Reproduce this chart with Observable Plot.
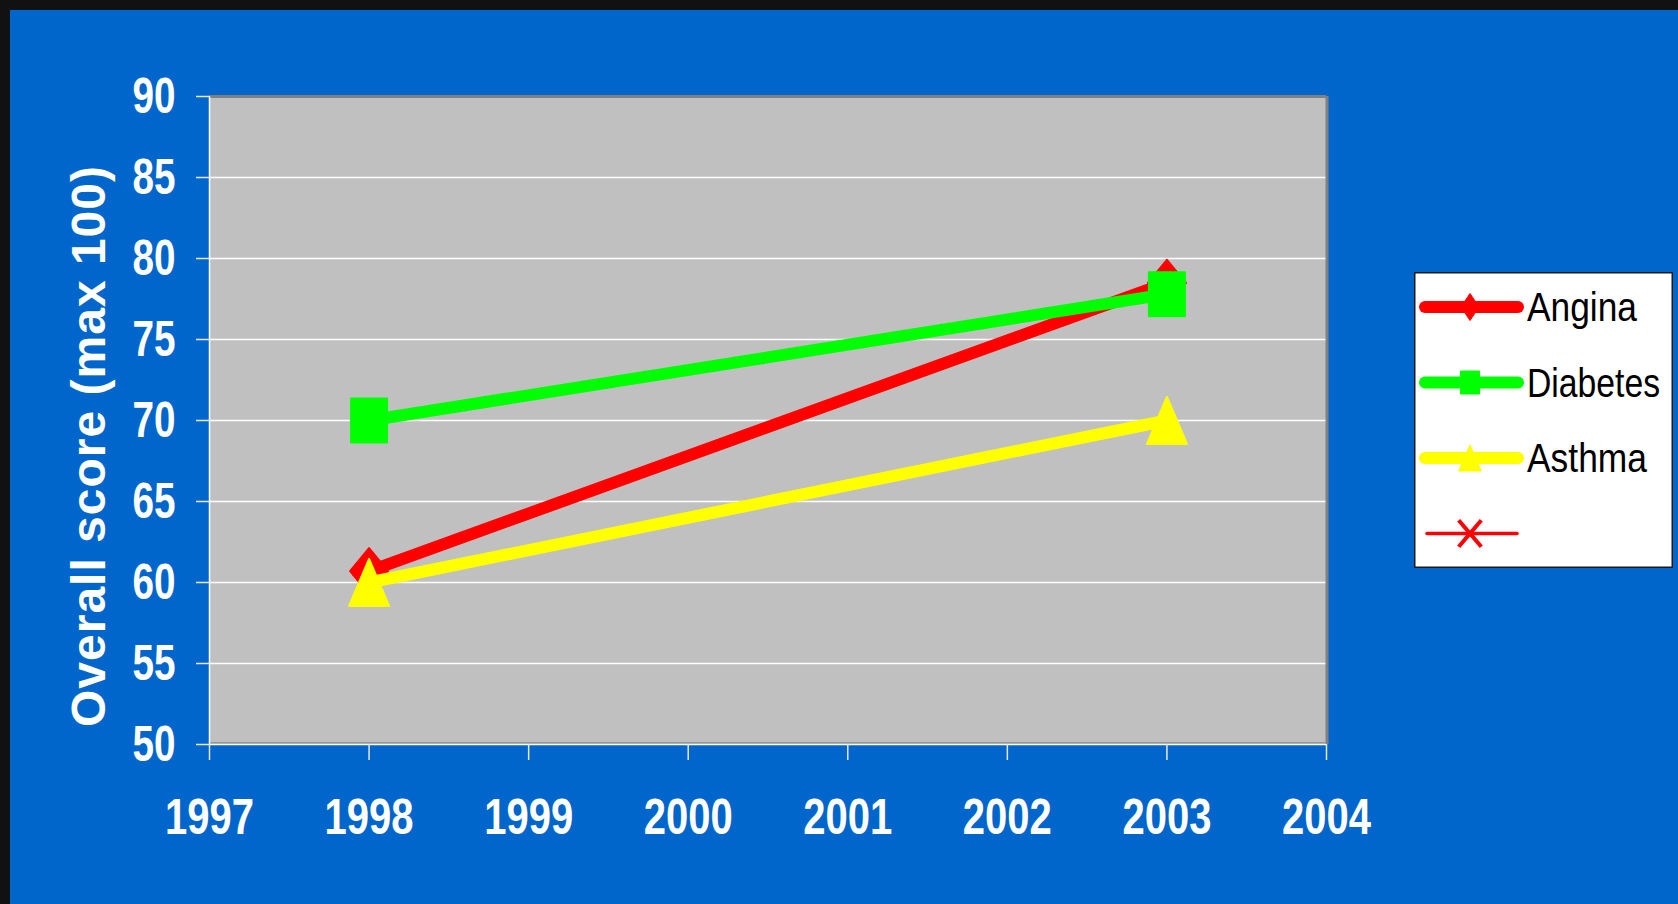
<!DOCTYPE html>
<html><head><meta charset="utf-8">
<script src="https://cdn.jsdelivr.net/npm/d3@7"></script>
<script src="https://cdn.jsdelivr.net/npm/@observablehq/plot@0.6"></script>
<style>
html,body{margin:0;padding:0;background:#111111;width:1678px;height:904px;overflow:hidden;}
#wrap{position:absolute;left:10px;top:10px;width:1668px;height:894px;background:#0066CC;}
#chart{position:absolute;left:0;top:0;}
#legend{position:absolute;left:1404px;top:262px;overflow:visible;}
</style></head><body>
<div id="wrap"><div id="chart"></div><svg id="legend" width="259" height="296"></svg></div>
<script>
// ---- data ----
const years = [1998, 2003];
const angina = [60.7, 78.5];
const diabetes = [70, 77.8];
const asthma = [60, 70];
const seriesNames = ["Angina", "Diabetes", "Asthma", ""];
const seriesColors = ["#FF0000", "#00FF00", "#FFFF00", "#FF0000"];
const xTicks = [1997, 1998, 1999, 2000, 2001, 2002, 2003, 2004];
const yTicks = [50, 55, 60, 65, 70, 75, 80, 85, 90];
const yTitle = "Overall score (max 100)";

const FONT = "'Liberation Sans Narrow','Arial Narrow','Liberation Sans',Arial,sans-serif";

// ---- marker shapes ----
const makeDiamond = (hw, hh) => ({draw(c){c.moveTo(0,-hh);c.lineTo(hw,0);c.lineTo(0,hh);c.lineTo(-hw,0);c.closePath();}});
const makeSquare = (hw, hh) => ({draw(c){c.moveTo(-hw,-hh);c.lineTo(hw,-hh);c.lineTo(hw,hh);c.lineTo(-hw,hh);c.closePath();}});
const makeTriangle = (hw, hh) => ({draw(c){c.moveTo(0,-hh);c.lineTo(hw,hh);c.lineTo(-hw,hh);c.closePath();}});
const makeX = (hw, hh) => ({draw(c){c.moveTo(-hw,-hh);c.lineTo(hw,hh);c.moveTo(hw,-hh);c.lineTo(-hw,hh);}});

const plotSymbols = [makeDiamond(19, 23), makeSquare(18, 22), makeTriangle(20, 23.5)];
const legendSymbols = [makeDiamond(9, 13.5), makeSquare(9.5, 11.5), makeTriangle(11.3, 13), makeX(11.3, 13.3)];

const seriesValues = [angina, diabetes, asthma];
const tables = seriesValues.map((vals, i) =>
  years.map((yr, j) => ({series: seriesNames[i], year: yr, value: vals[j]})));

const seriesMarks = tables.flatMap((t, i) => [
  Plot.line(t, {x: "year", y: "value", stroke: seriesColors[i], strokeWidth: 12, strokeLinecap: "round"}),
  Plot.dot(t, {x: "year", y: "value", symbol: plotSymbols[i], fill: seriesColors[i],
    stroke: seriesColors[i], strokeWidth: 2, strokeLinejoin: "round"})
]);

const svg = Plot.plot({
  width: 1668,
  height: 894,
  marginLeft: 199,
  marginRight: 352,
  marginTop: 86,
  marginBottom: 160,
  style: {background: "transparent", color: "white", fontFamily: FONT, overflow: "visible"},
  x: {domain: [1997, 2004], label: null},
  y: {domain: [50, 90], label: null},
  marks: [
    Plot.frame({fill: "#C0C0C0", stroke: null}),
    Plot.ruleY(yTicks.slice(1, -1), {stroke: "white", strokeWidth: 1.6}),
    Plot.ruleY([90], {stroke: "#808080", strokeWidth: 3}),
    Plot.ruleX([2004], {stroke: "#808080", strokeWidth: 3, dx: 0.5}),
    Plot.ruleY([50], {stroke: "#8a8a8a", strokeWidth: 1.5, dy: -1.5}),
    Plot.ruleY([50], {stroke: "white", strokeWidth: 1.5}),
    Plot.ruleX([1997], {stroke: "white", strokeWidth: 1.5}),
    Plot.axisY({ticks: yTicks, label: null, tickSize: 13, tickPadding: 21, tickFormat: d => String(d),
      fontSize: 50, fontWeight: "bold", fill: "white", stroke: "#e8e8e8", strokeWidth: 1.5}),
    Plot.axisX({ticks: xTicks, label: null, tickSize: 16, tickPadding: 38, tickFormat: d => String(d),
      fontSize: 50, fontWeight: "bold", fill: "white", stroke: "#e8e8e8", strokeWidth: 1.5}),
    Plot.text([yTitle], {frameAnchor: "left", textAnchor: "middle", rotate: -90, dx: -120, dy: 26, fill: "white",
      fontSize: 48, fontWeight: "bold", className: "ytitle"}),
    ...seriesMarks
  ]
});

const s = d3.select(svg);
s.selectAll('g[aria-label="x-axis tick label"] text')
  .style("font-size", "50px").style("font-weight", "bold")
  .attr("textLength", 89).attr("lengthAdjust", "spacingAndGlyphs");
s.selectAll('g[aria-label="y-axis tick label"] text')
  .style("font-size", "50px").style("font-weight", "bold")
  .attr("textLength", 43).attr("lengthAdjust", "spacingAndGlyphs");
s.selectAll('.ytitle text')
  .attr("textLength", 561).attr("lengthAdjust", "spacing");
document.getElementById("chart").appendChild(svg);

// ---- legend ----
const legendTextLen = [110, 133, 120, 0];
const leg = d3.select("#legend");
leg.append("rect").attr("x", 0.75).attr("y", 0.75).attr("width", 257.5).attr("height", 294.5)
  .attr("fill", "white").attr("stroke", "#1a1a1a").attr("stroke-width", 1.5);
seriesNames.forEach((name, i) => {
  const cy = 35 + i * 75.5;
  const g = leg.append("g");
  const thin = name === "";
  g.append("line").attr("x1", thin ? 13 : 11).attr("x2", thin ? 103 : 104).attr("y1", cy).attr("y2", cy)
    .attr("stroke", seriesColors[i]).attr("stroke-width", thin ? 3.5 : 12).attr("stroke-linecap", "round");
  const p = d3.path();
  legendSymbols[i].draw(p);
  g.append("path").attr("d", p.toString()).attr("transform", `translate(56,${cy})`)
    .attr("fill", thin ? "none" : seriesColors[i]).attr("stroke", seriesColors[i])
    .attr("stroke-width", thin ? 4 : 1).attr("stroke-linejoin", "round");
  if (name) {
    g.append("text").attr("x", 113).attr("y", cy + 14).text(name)
      .attr("font-family", FONT).attr("font-size", 41).attr("fill", "black")
      .attr("textLength", legendTextLen[i]).attr("lengthAdjust", "spacingAndGlyphs");
  }
});
</script>
</body></html>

===============

:: Directions ::
Determine how many of the lines above hold the word "chart", and output that number by itself.

:: Written response ::
4